The Supreme Court on Thursday ruled to restrict the Environmental Protection Agency’s ability to regulate planet-warming emissions. The case, West Virginia v. EPA, considered whether the Clean Air Act gives the EPA the authority to broadly regulate power sector greenhouse gas emissions. In a 6-3 decision with the three liberal justices dissenting, the court ruled that the EPA does not have this power. Chief Justice John Roberts wrote the majority opinion.
Last October, the court agreed to hear the case from the petitioners, which included coal companies and coal-friendly states like West Virginia, with the EPA on the other side. Republican attorneys general argued that the EPA doesn’t have the authority to broadly regulate greenhouse gases coming from the power plant sector, and that the agency can regulate only at the level of an individual plant. They claimed that such authority can come only from Congress.
The case began making its way through the courts in 2015, when the Obama administration created the Clean Power Plan, which allowed the agency to set state by state goals for regulating power system emissions. Obama’s EPA argued that the Clean Air Act gave it the authority to regulate emissions of facilities like power plants that produced air pollution. But Republican state attorneys general and industry groups immediately sued, contending that the EPA couldn’t issue such expansive regulations and that the agency’s power ended “inside the fence line” at an individual facility. Before the case could be resolved, Trump took office, and the EPA abandoned the policy, replacing it with the Affordable Clean Energy rule—a weaker set of emissions guidelines that an appellate court in DC eventually struck down. When Biden took office, his EPA chose not to bring back the Clean Power Plan. As a result, there are currently no broad EPA rules limiting power plant emissions—a fact that led the Biden administration to argue that the case should be thrown out.

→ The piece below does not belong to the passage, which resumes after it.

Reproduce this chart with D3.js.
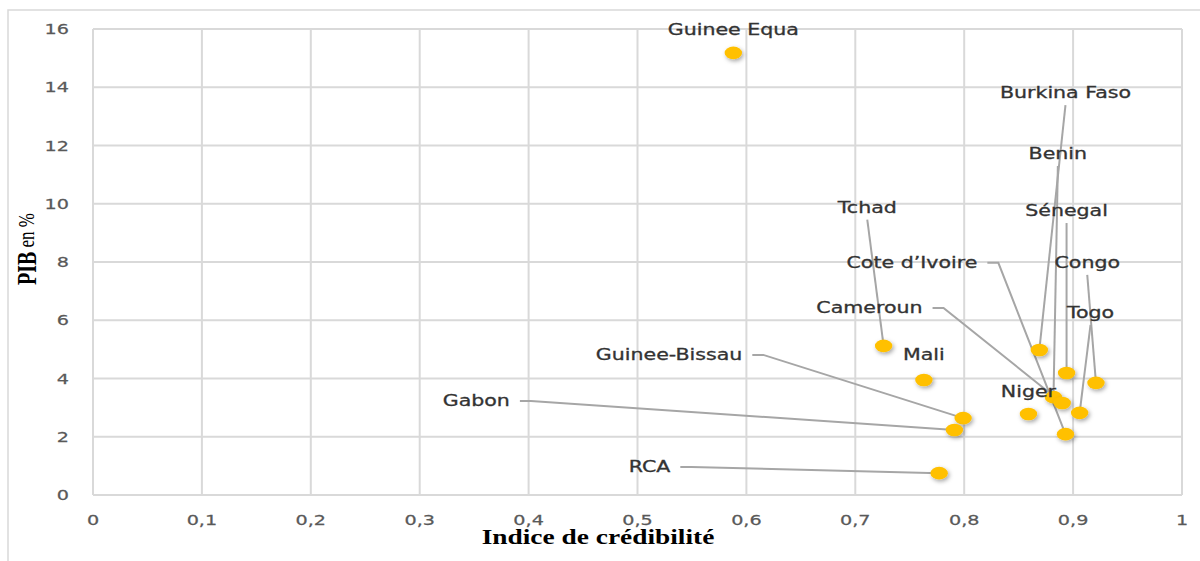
<!DOCTYPE html>
<html><head><meta charset="utf-8">
<script src="https://cdn.jsdelivr.net/npm/d3@7"></script>
<style>body{margin:0;background:#fff} svg{display:block}</style>
</head><body><svg id="chart" width="1200" height="561"></svg>
<script>
// ---- data ----
const countries = ["Guinee Equa","Tchad","Mali","Guinee-Bissau","Gabon","RCA","Burkina Faso","Sénegal","Congo","Benin","Cameroun","Niger","Togo","Cote d’Ivoire"];
const credibilite = [0.588,0.726,0.763,0.799,0.791,0.777,0.869,0.894,0.921,0.882,0.890,0.859,0.906,0.893];
const pib = [15.18,5.12,3.95,2.64,2.23,0.75,4.98,4.19,3.85,3.36,3.16,2.78,2.82,2.09];
const xTicks = [0,0.1,0.2,0.3,0.4,0.5,0.6,0.7,0.8,0.9,1];
const xTickLabels = ["0","0,1","0,2","0,3","0,4","0,5","0,6","0,7","0,8","0,9","1"];
const yTicks = [0,2,4,6,8,10,12,14,16];
const yTickLabels = ["0","2","4","6","8","10","12","14","16"];
// data-label anchors (in data units) and leader style
const labelX = [0.588,0.711,0.763,0.529,0.352,0.511,0.893,0.894,0.913,0.886,0.713,0.859,0.916,0.752];
const labelY = [15.97,9.87,4.81,4.81,3.23,0.96,13.80,9.75,7.97,11.71,6.42,3.54,6.25,7.97];
const leaderType = ["none","above","none","left","left","left","above","above","above","above","left","none","above","left"];
const xTitle = "Indice de crédibilité";

// ---- layout ----
const SX = 1.37;
const svg = d3.select("#chart");
const x = d3.scaleLinear().domain([0,1]).range([93,1182]);
const y = d3.scaleLinear().domain([0,16]).range([495,29]);
const grid = "#d9d9d9";

svg.append("rect").attr("x",8).attr("y",10).attr("width",1200).attr("height",560)
  .attr("fill","#fff").attr("stroke",grid).attr("stroke-width",1.5);

const defs = svg.append("defs");
const f = defs.append("filter").attr("id","sh").attr("x","-50%").attr("y","-50%").attr("width","200%").attr("height","200%");
f.append("feDropShadow").attr("dx",1.5).attr("dy",2).attr("stdDeviation",2).attr("flood-color","#000").attr("flood-opacity",0.35);

const g = svg.append("g");
g.selectAll("line.vx").data(xTicks).join("line").attr("class","vx")
  .attr("x1",d=>x(d)).attr("x2",d=>x(d)).attr("y1",y(16)).attr("y2",y(0))
  .attr("stroke",grid).attr("stroke-width",2);
g.selectAll("line.hy").data(yTicks).join("line").attr("class","hy")
  .attr("x1",x(0)).attr("x2",x(1)).attr("y1",d=>y(d)).attr("y2",d=>y(d))
  .attr("stroke",grid).attr("stroke-width",2);

function place(sel, px, py){ return sel.attr("transform",`translate(${px},${py}) scale(${SX},1)`); }

// tick labels
xTicks.forEach((t,i)=>{
  place(svg.append("text").text(xTickLabels[i]).attr("text-anchor","middle").attr("dominant-baseline","central")
    .attr("font-family","DejaVu Sans").attr("font-size",14).attr("fill","#595959")
    .attr("stroke","#595959").attr("stroke-width",0.25), x(t), 520);
});
yTicks.forEach((t,i)=>{
  place(svg.append("text").text(yTickLabels[i]).attr("text-anchor","end").attr("dominant-baseline","central")
    .attr("font-family","DejaVu Sans").attr("font-size",14).attr("fill","#595959")
    .attr("stroke","#595959").attr("stroke-width",0.25), 69, y(t));
});

// axis titles
place(svg.append("text").text(xTitle).attr("text-anchor","middle").attr("dominant-baseline","central")
  .attr("font-family","Liberation Serif").attr("font-weight","bold").attr("font-size",20).attr("fill","#000"), 598, 537);
const yt = svg.append("text").attr("text-anchor","middle").attr("dominant-baseline","central")
  .attr("font-family","Liberation Serif").attr("fill","#000")
  .attr("transform",`translate(27,249) rotate(-90) scale(1,${SX})`);
yt.append("tspan").text("PIB").attr("font-weight","bold").attr("font-size",20);
yt.append("tspan").text(" en %").attr("font-size",17).attr("dy",-1);

// labels (measure first)
const idx = d3.range(countries.length);
const labels = idx.map(i=>{
  const t = svg.append("text").text(countries[i]).attr("text-anchor","middle").attr("dominant-baseline","central")
    .attr("font-family","DejaVu Sans").attr("font-size",15).attr("fill","#333")
    .attr("stroke","#333").attr("stroke-width",0.3);
  place(t, x(labelX[i]), y(labelY[i]));
  return t;
});
// leaders
const leaders = svg.insert("g","text");
idx.forEach(i=>{
  const lx = x(labelX[i]), ly = y(labelY[i]);
  const px = x(credibilite[i]), py = y(pib[i]);
  let d = null;
  if (leaderType[i]==="above") d = `M${lx},${ly+12}L${px},${py}`;
  else if (leaderType[i]==="left") {
    const w = labels[i].node().getComputedTextLength()*SX;
    const sx = lx + w/2 + 10;
    d = `M${sx},${ly}h11L${px},${py}`;
  }
  if (d) leaders.append("path").attr("d",d).attr("fill","none").attr("stroke","#a6a6a6").attr("stroke-width",2);
});
// markers
const mk = svg.insert("g","text");
mk.selectAll("ellipse").data(idx).join("ellipse")
  .attr("cx",i=>x(credibilite[i])).attr("cy",i=>y(pib[i]))
  .attr("rx",8.7).attr("ry",6.3).attr("fill","#FFC000").attr("filter","url(#sh)");
</script></body></html>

While potentially significant for climate change, the case had also been closely watched as one that could limit federal agencies’ power to issue broad regulations. The majority opinion invoked a controversial legal doctrine known as the “major questions doctrine,” which says agencies don’t necessarily have the authority to regulate on issues of “vast economic or political significance” unless Congress has authorized them to do so. “Under this body of law, known as the major questions doctrine, given both separation of powers principles and a practical understanding of legislative intent, the agency must point to ‘clear congressional authorization’ for the authority it claims,” Roberts wrote.
Justice Elena Kagan pushed back against this idea in the dissent. “The Court appoints itself—instead of Congress or the expert agency—the decision-maker on climate policy,” Kagan wrote. “I cannot think of many things more frightening.”
Update, June 30: This story has been updated to clarify the month when the Supreme Court agreed to hear the case.